We investigate the gauging of higher-form finite Abelian symmetries and their sub-groups in quantum spin models in spatial dimensions $d=2$ and 3. Doing so, we naturally uncover gauged models with dual higher-group symmetries and potential mixed 't Hooft anomalies. We demonstrate that the mixed anomalies manifest as the symmetry fractionalization of higher-form symmetries participating in the mixed anomaly. Gauging is realized as an isomorphism or duality between the bond algebras that generate the space of quantum spin models with the dual generalized symmetry structures. We explore the mapping of gapped phases under such gauging related dualities for 0-form and 1-form symmetries in spatial dimension $d=2$ and 3. In $d=2$, these include several non-trivial dualities between short-range entangled gapped phases with 0-form symmetries and 0-form symmetry enriched Higgs and (twisted) deconfined phases of the gauged theory with possible symmetry fractionalizations. Such dualities also imply strong constraints on several unconventional, i.e., deconfined or topological transitions. In $d=3$, among others, we find, dualities between topological orders via gauging of 1-form symmetries. Hamiltonians self-dual under gauging of 1-form symmetries host emergent non-invertible symmetries, realizing higher-categorical generalizations of the Tambara-Yamagami fusion category.

Figures (19)

• Figure 1: The action of symmetry operators via conjugation can be understood as topological linking in spacetime. 0-form symmetry operators act on all of space therefore, conjugating a local operator with the symmetry operators amounts to linking a point with a co-dimension-1 sphere in the spacetime picture. Similarly 1-form symmetries are generated by co-dimension-1 operators in space. These act on lines by conjugation. Intersection on a time slice becomes linking in the spacetime picture.

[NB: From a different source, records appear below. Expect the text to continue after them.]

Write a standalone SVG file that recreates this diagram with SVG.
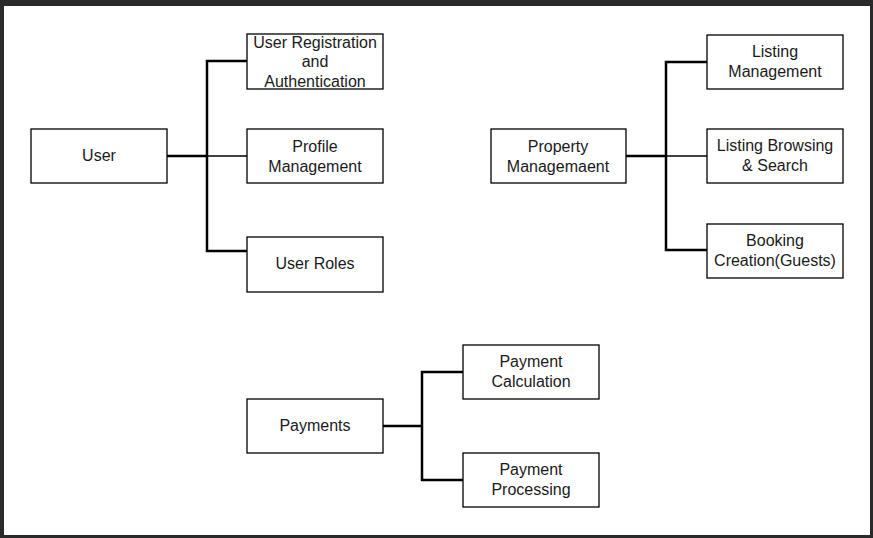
<svg xmlns="http://www.w3.org/2000/svg" width="873" height="538" viewBox="0 0 873 538">
<style>
.box{fill:#ffffff;stroke:#000000;stroke-width:1.3}
.t{font-family:"Liberation Sans",Arial,sans-serif;font-size:16px;fill:#1a1a1a;text-anchor:middle}
.c{fill:none;stroke:#000000;stroke-width:2.5}
.c2{fill:none;stroke:#000000;stroke-width:1.5}
</style>
<rect x="0" y="0" width="873" height="538" fill="#2a2a2a"/>
<rect x="4" y="6" width="866" height="529" fill="#ffffff"/>
<g id="connectors">
<path class="c" d="M167 156 H207 M247 61 H207 V251 H247"/>
<path class="c2" d="M207 156 H247"/>
<path class="c" d="M626 156 H666 M707 62 H666 V250 H707"/>
<path class="c2" d="M666 156 H707"/>
<path class="c" d="M383 426 H422 M463 372 H422 V480 H463"/>
</g>
<g id="user"><rect class="box" x="31" y="129" width="136" height="54"/><text class="t" x="99" y="161">User</text></g>
<g id="user-registration"><rect class="box" x="247" y="34" width="136" height="55"/><text class="t" x="315" y="48">User Registration</text><text class="t" x="315" y="67">and</text><text class="t" x="315" y="87">Authentication</text></g>
<g id="profile-management"><rect class="box" x="247" y="129" width="136" height="54"/><text class="t" x="315" y="152">Profile</text><text class="t" x="315" y="172">Management</text></g>
<g id="user-roles"><rect class="box" x="247" y="237" width="136" height="55"/><text class="t" x="315" y="269">User Roles</text></g>
<g id="property-management"><rect class="box" x="491" y="129" width="135" height="54"/><text class="t" x="558" y="152">Property</text><text class="t" x="558" y="172">Managemaent</text></g>
<g id="listing-management"><rect class="box" x="707" y="35" width="136" height="54"/><text class="t" x="775" y="57">Listing</text><text class="t" x="775" y="77">Management</text></g>
<g id="listing-browsing"><rect class="box" x="707" y="129" width="136" height="54"/><text class="t" x="775" y="151">Listing Browsing</text><text class="t" x="775" y="171">&amp; Search</text></g>
<g id="booking-creation"><rect class="box" x="707" y="224" width="136" height="54"/><text class="t" x="775" y="246">Booking</text><text class="t" x="775" y="266">Creation(Guests)</text></g>
<g id="payments"><rect class="box" x="247" y="399" width="136" height="54"/><text class="t" x="315" y="431">Payments</text></g>
<g id="payment-calculation"><rect class="box" x="463" y="345" width="136" height="54"/><text class="t" x="531" y="367">Payment</text><text class="t" x="531" y="387">Calculation</text></g>
<g id="payment-processing"><rect class="box" x="463" y="453" width="136" height="54"/><text class="t" x="531" y="475">Payment</text><text class="t" x="531" y="495">Processing</text></g>
</svg>
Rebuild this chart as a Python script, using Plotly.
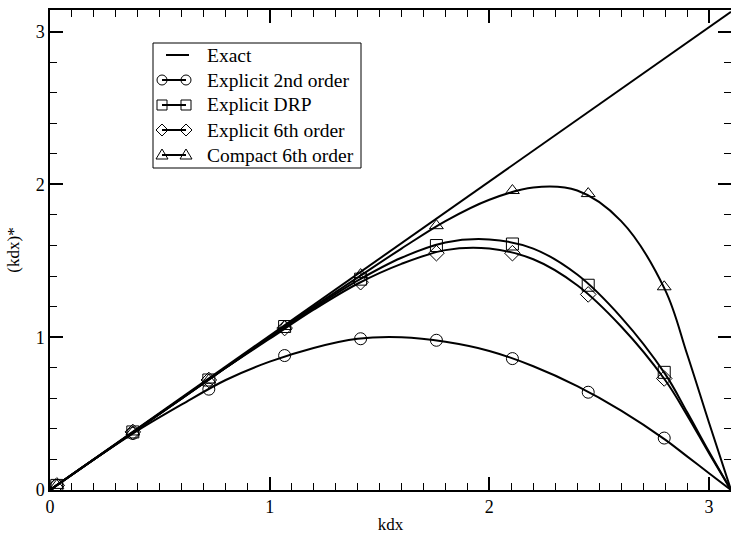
import plotly.graph_objects as go

# ---- data ----
kdx = [0.0, 0.2, 0.4, 0.6, 0.8, 1.0, 1.2, 1.4, 1.6, 1.8, 2.0, 2.2, 2.4, 2.6, 2.8, 2.9, 3.0, 3.1]
exact_x = [0.0, 3.1]
exact_y = [0.0, 3.13]
second_order = [0.0, 0.20, 0.39, 0.56, 0.72, 0.84, 0.93, 0.99, 1.00, 0.97, 0.91, 0.81, 0.68, 0.52, 0.33, 0.22, 0.11, 0.0]
drp = [0.0, 0.20, 0.40, 0.60, 0.80, 1.00, 1.19, 1.37, 1.52, 1.62, 1.64, 1.58, 1.41, 1.13, 0.76, 0.51, 0.25, 0.0]
sixth_order = [0.0, 0.20, 0.40, 0.60, 0.80, 0.99, 1.18, 1.35, 1.48, 1.57, 1.58, 1.51, 1.34, 1.07, 0.72, 0.49, 0.24, 0.0]
compact = [0.0, 0.20, 0.40, 0.60, 0.80, 1.00, 1.20, 1.39, 1.58, 1.76, 1.90, 1.98, 1.96, 1.76, 1.31, 0.89, 0.44, 0.0]

marker_x = [0.031, 0.377, 0.723, 1.068, 1.414, 1.759, 2.105, 2.450, 2.796]
second_order_m = [0.03, 0.37, 0.66, 0.88, 0.99, 0.98, 0.86, 0.64, 0.34]
drp_m = [0.03, 0.38, 0.72, 1.07, 1.38, 1.60, 1.61, 1.34, 0.77]
sixth_order_m = [0.03, 0.38, 0.72, 1.06, 1.36, 1.55, 1.55, 1.28, 0.73]
compact_m = [0.03, 0.38, 0.72, 1.07, 1.41, 1.73, 1.96, 1.94, 1.33]

legend_names = ["Exact", "Explicit 2nd order", "Explicit DRP", "Explicit 6th order", "Compact 6th order"]
symbols = ["circle-open", "square-open", "diamond-open", "triangle-up-open"]
legend_kinds = [None, "circle", "square", "diamond", "triangle"]
curves = [second_order, drp, sixth_order, compact]
marks = [second_order_m, drp_m, sixth_order_m, compact_m]

FONT = "Liberation Serif, Times New Roman, DejaVu Serif, serif"
W, H = 731, 535
ML, MR, MT, MB = 50, 0, 10, 45
PW, PH = W - ML - MR, H - MT - MB

fig = go.Figure()

fig.add_trace(go.Scatter(x=exact_x, y=exact_y, mode="lines", name="Exact", showlegend=False,
                         line=dict(color="black", width=2)))

for sym, cy, my in zip(symbols, curves, marks):
    fig.add_trace(go.Scatter(x=kdx, y=cy, mode="lines", showlegend=False,
                             line=dict(color="black", width=2, shape="spline", smoothing=1.0)))
    fig.add_trace(go.Scatter(x=marker_x, y=my, mode="markers", showlegend=False,
                             marker=dict(symbol=sym, size=12, color="black",
                                         line=dict(color="black", width=1))))

axis_common = dict(
    showline=True, linecolor="black", linewidth=1.5, mirror="ticks",
    ticks="inside", ticklen=13, tickwidth=1.5, tickcolor="black",
    showgrid=False, zeroline=False, dtick=1, automargin=False,
    tickfont=dict(family=FONT, size=18, color="black"),
)

fig.update_xaxes(range=[0, 3.1], **axis_common,
                 minor=dict(dtick=0.1, ticks="inside", ticklen=7, tickcolor="black", tickwidth=1, showgrid=False),
                 title=dict(text="kdx", font=dict(family=FONT, size=17, color="black"), standoff=2))
fig.update_yaxes(range=[0, 3.1416], **axis_common,
                 minor=dict(dtick=0.2, ticks="inside", ticklen=7, tickcolor="black", tickwidth=1, showgrid=False),
                 title=dict(text="(kdx)*", font=dict(family=FONT, size=17, color="black"), standoff=12))

# ---- hand-drawn legend box (layout decoration, pixel positions -> paper) ----
def px(x):
    return (x - ML) / PW

def py(y):
    return (H - MB - y) / PH

shapes = []
annotations = []
box = dict(l=153, t=43, r=361, b=168)
shapes.append(dict(type="rect", xref="paper", yref="paper",
                   x0=px(box["l"]), x1=px(box["r"]), y0=py(box["b"]), y1=py(box["t"]),
                   line=dict(color="black", width=1), fillcolor="white", layer="above"))
row0, row_step = 55, 25
m_left, m_right, r = 162, 186, 5
for i, (nm, kind) in enumerate(zip(legend_names, legend_kinds)):
    yc = row0 + i * row_step
    if kind is None:
        x_a, x_b = 166, 189
    else:
        x_a, x_b = m_left, m_right
    shapes.append(dict(type="line", xref="paper", yref="paper",
                       x0=px(x_a), x1=px(x_b), y0=py(yc), y1=py(yc),
                       line=dict(color="black", width=2), layer="above"))
    if kind is not None:
        for xc in (m_left, m_right):
            if kind == "circle":
                shapes.append(dict(type="circle", xref="paper", yref="paper",
                                   x0=px(xc - r), x1=px(xc + r), y0=py(yc + r), y1=py(yc - r),
                                   line=dict(color="black", width=1), fillcolor="rgba(0,0,0,0)", layer="above"))
            elif kind == "square":
                shapes.append(dict(type="rect", xref="paper", yref="paper",
                                   x0=px(xc - r), x1=px(xc + r), y0=py(yc + r), y1=py(yc - r),
                                   line=dict(color="black", width=1), fillcolor="rgba(0,0,0,0)", layer="above"))
            elif kind == "diamond":
                rr = r + 1
                path = (f"M {px(xc - rr)} {py(yc)} L {px(xc)} {py(yc - rr)} "
                        f"L {px(xc + rr)} {py(yc)} L {px(xc)} {py(yc + rr)} Z")
                shapes.append(dict(type="path", xref="paper", yref="paper", path=path,
                                   line=dict(color="black", width=1), layer="above"))
            elif kind == "triangle":
                path = (f"M {px(xc - r - 1)} {py(yc + r - 1)} L {px(xc)} {py(yc - r - 1)} "
                        f"L {px(xc + r + 1)} {py(yc + r - 1)} Z")
                shapes.append(dict(type="path", xref="paper", yref="paper", path=path,
                                   line=dict(color="black", width=1), layer="above"))
    annotations.append(dict(text=nm, xref="paper", yref="paper", x=px(205), y=py(yc),
                            xanchor="left", yanchor="middle", showarrow=False,
                            font=dict(family=FONT, size=19.5, color="black")))

fig.update_layout(
    width=W, height=H,
    margin=dict(l=ML, r=MR, t=MT, b=MB),
    paper_bgcolor="white", plot_bgcolor="white",
    font=dict(family=FONT, color="black"),
    showlegend=False,
    shapes=shapes, annotations=annotations,
)

fig.write_html("out.html", config={"displayModeBar": False},
               post_script="document.body.style.margin='0';document.body.style.overflow='hidden';")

• Figure 2: The gauging-related duality realized as an isomorphism of bond algebras, furnishes a mapping of order parameters. The figure depicts a mapping of operators between a bond algebra $\mathfrak B$ with 0-form symmetry $\mathsf G_{(0)}$ and a gauged bond algebra $\mathfrak B^{\vee}$ with a $(d-1)$-form symmetry $\mathsf G^{\vee}$. A 0-form symmetry operator restricted to an open ball-like region $S^{(d)}$ maps to an operator charged under the dual $(d-1)$-form symmetry at the boundary of $S^{(d-1)}$. A 0-form charge bilinear located at points $x_{\mathsf i}$ and $x_{\mathsf f}$ maps to $(d-1)$-form symmetry operator, i.e., a non-unique line connecting the $x_{\mathsf i}$ and $x_{\mathsf f}$.
• Figure 3: Symmetry-twisted boundary conditions with $\mathsf g\in\mathsf G$ are implemented by inserting a symmetry defect $\mathcal{U}_{\mathsf g}[\Sigma]$ on a non-contractible cycle along time. Above illustrates a spacetime $M = S^1\times T^2=T^3$ (opposite sides of the cube are identified) and the symmetry defect wraps the $x-t$ cycle. Any bond-operator crossing the defect, will be transformed by $\mathsf g$. An equivalent way to achieve this is to couple the symmetry $\mathsf G$ to a background connection $A$, with a holonomy $\oint_\gamma A = \mathsf g(\gamma)$ along the cycle $\gamma$ dual to $\Sigma$. Any operator parallel transported along $\gamma$ will experience a symmetry-twist.
• Figure 4: Parallel transport along a curve $L$ from $\mathsf v_1$ to $\mathsf v_k$ on $M_{d, \triangle}$ of the $\mathbb Z_n$ connection $a$.
• Figure 5: The figure depicts the operators that are used to define the Gauss operators in (a) d=1, (b) d=2 and (c) d=3 dimensions.